3. What criteria will be used to select?
I have to be super clear, the best players in the world are so because they make better decisions faster. Decision making is the key factor: to choose the best option as quickly as possible. I have seen kids who touch the ball 200 times before it hits the ground but on the field during a game they don't know how to position themselves and move. These players may participate in championships over who gives more touches on the ball before it falls, but will never be professional footballers, because they have little or zero correct decision-making.
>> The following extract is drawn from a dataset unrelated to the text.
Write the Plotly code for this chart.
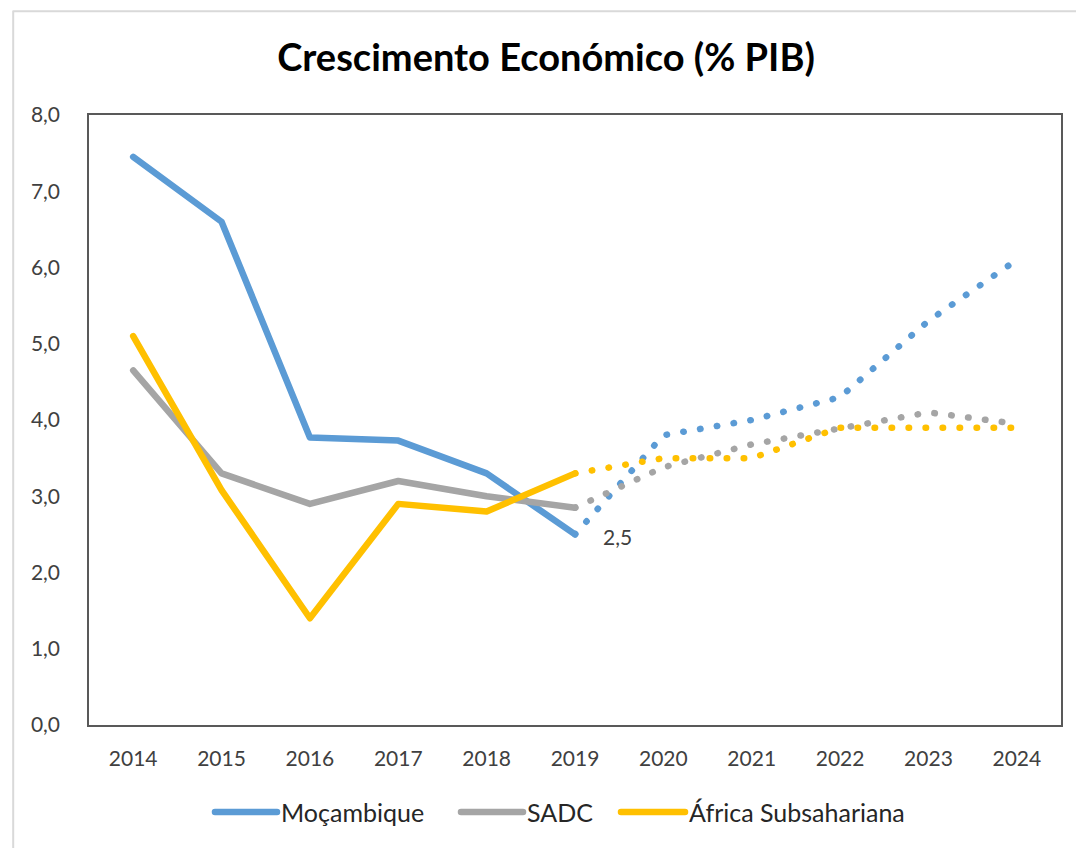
import plotly.graph_objects as go

years = ["2014", "2015", "2016", "2017", "2018", "2019", "2020", "2021", "2022", "2023", "2024"]
mocambique = [7.45, 6.6, 3.77, 3.73, 3.3, 2.5, 3.8, 4.0, 4.3, 5.3, 6.1]
sadc = [4.65, 3.3, 2.9, 3.2, 3.0, 2.85, 3.38, 3.68, 3.9, 4.1, 3.95]
africa_ss = [5.1, 3.08, 1.4, 2.9, 2.8, 3.3, 3.5, 3.5, 3.9, 3.9, 3.9]

series = [
    ("Moçambique", mocambique, "#5B9BD5"),
    ("SADC", sadc, "#A5A5A5"),
    ("África Subsahariana", africa_ss, "#FFC000"),
]
split = years.index("2019")

FONT = "Lato, Liberation Sans, sans-serif"
fig = go.Figure()
for name, vals, col in series:
    fig.add_trace(go.Scatter(
        x=years[:split + 1], y=vals[:split + 1], mode="lines", name=name,
        line=dict(color=col, width=6.5), legendgroup=name, showlegend=False))
for name, vals, col in series:
    fig.add_trace(go.Scatter(
        x=years[split:], y=vals[split:], mode="lines", name=name,
        line=dict(color=col, width=6.5, dash="0.5px,16.5px"), legendgroup=name, showlegend=False))

# data label for Moçambique 2019
fig.add_annotation(x=split, y=mocambique[split], text="2,5", showarrow=False,
                   xshift=42, yshift=-2, font=dict(size=21, color="#404040", family=FONT))

# outer chart border
fig.add_shape(type="rect", xref="paper", yref="paper", x0=-0.078, x1=1.2, y0=-0.4, y1=1.17,
              line=dict(color="#D9D9D9", width=2), fillcolor="rgba(0,0,0,0)", layer="below")

# custom legend (long line keys)
legend_pos = [(0.1296, 0.1934), (0.3827, 0.4465), (0.5473, 0.6132)]
leg_y = -0.1426
for (x0, x1), (name, vals, col) in zip(legend_pos, series):
    fig.add_shape(type="line", xref="paper", yref="paper", x0=x0, x1=x1, y0=leg_y, y1=leg_y,
                  line=dict(color=col, width=6.5))
    fig.add_annotation(xref="paper", yref="paper", x=x1 + 0.002, y=leg_y, text=name,
                       showarrow=False, xanchor="left", yanchor="middle",
                       font=dict(size=25, color="#262626", family=FONT))

fig.update_layout(
    width=1076, height=840,
    margin=dict(l=81, r=23, t=107, b=123),
    paper_bgcolor="white", plot_bgcolor="white",
    separators=",.",
    title=dict(text="<b>Crescimento Económico (% PIB)</b>", x=0.5, xanchor="center",
               y=1 - 50 / 840, yanchor="middle",
               font=dict(size=38, color="black", family=FONT)),
    font=dict(family=FONT, color="#404040", size=21),
    xaxis=dict(type="category", range=[-0.5, 10.5], showgrid=False, zeroline=False,
               showline=True, linecolor="#595959", linewidth=1.5, mirror=True,
               ticks="", tickfont=dict(size=21, color="#404040"), ticklabelstandoff=14),
    yaxis=dict(range=[0, 8], dtick=1, tickformat=".1f", showgrid=False, zeroline=False,
               showline=True, linecolor="#595959", linewidth=1.5, mirror=True,
               ticks="", tickfont=dict(size=21, color="#404040"), ticklabelstandoff=23),
    showlegend=False,
)

post = """
var gd = document.getElementById('{plot_id}');
function roundLines(){
  gd.querySelectorAll('.scatterlayer path.js-line, .shapelayer path').forEach(function(p){
    p.style.strokeLinecap = 'round';
    p.style.strokeLinejoin = 'round';
  });
}
roundLines();
gd.on('plotly_afterplot', roundLines);
"""
fig.write_html("out.html", post_script=post)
To detect this, the first thing is to know what the best decision is to every situation that is presented to the player and the second is to see what they choose. In terms of implementation, if it was erroneous or successful, other tests of skills, will tell us how to improve in this capacity. For example, a player who receives the ball chooses to shoot for goal from a distance of 30 meters. We'll have to see what options he had: could he have passed to anyone? Could he have driven the ball? How many defenders were there between his position and the opposite goal? Where was the goalie: position ahead? If the ball does not enter the goal, we will have to clear doubts seeing the results of the skills of passing, shooting: power? Aim? Etc...
4. Reporting the results.
If the process has been adequate, distributing players in skill groups should not be a problem, especially in the top two, however, we'll certainly have doubts with players who are between level groups. Those who stand in the current groups, but who don't and are not better than those in the top group (so we could not "place a player lower" to "place this other higher"). Even with proper training, these players may well greatly enhance their skills and join groups undoubtedly higher. In these cases, my recommendation is to rely on the results of the sessions during the process and keep track of these players for the future, especially if we are talking about kids, because in these ages, from year to year the changes are amazing.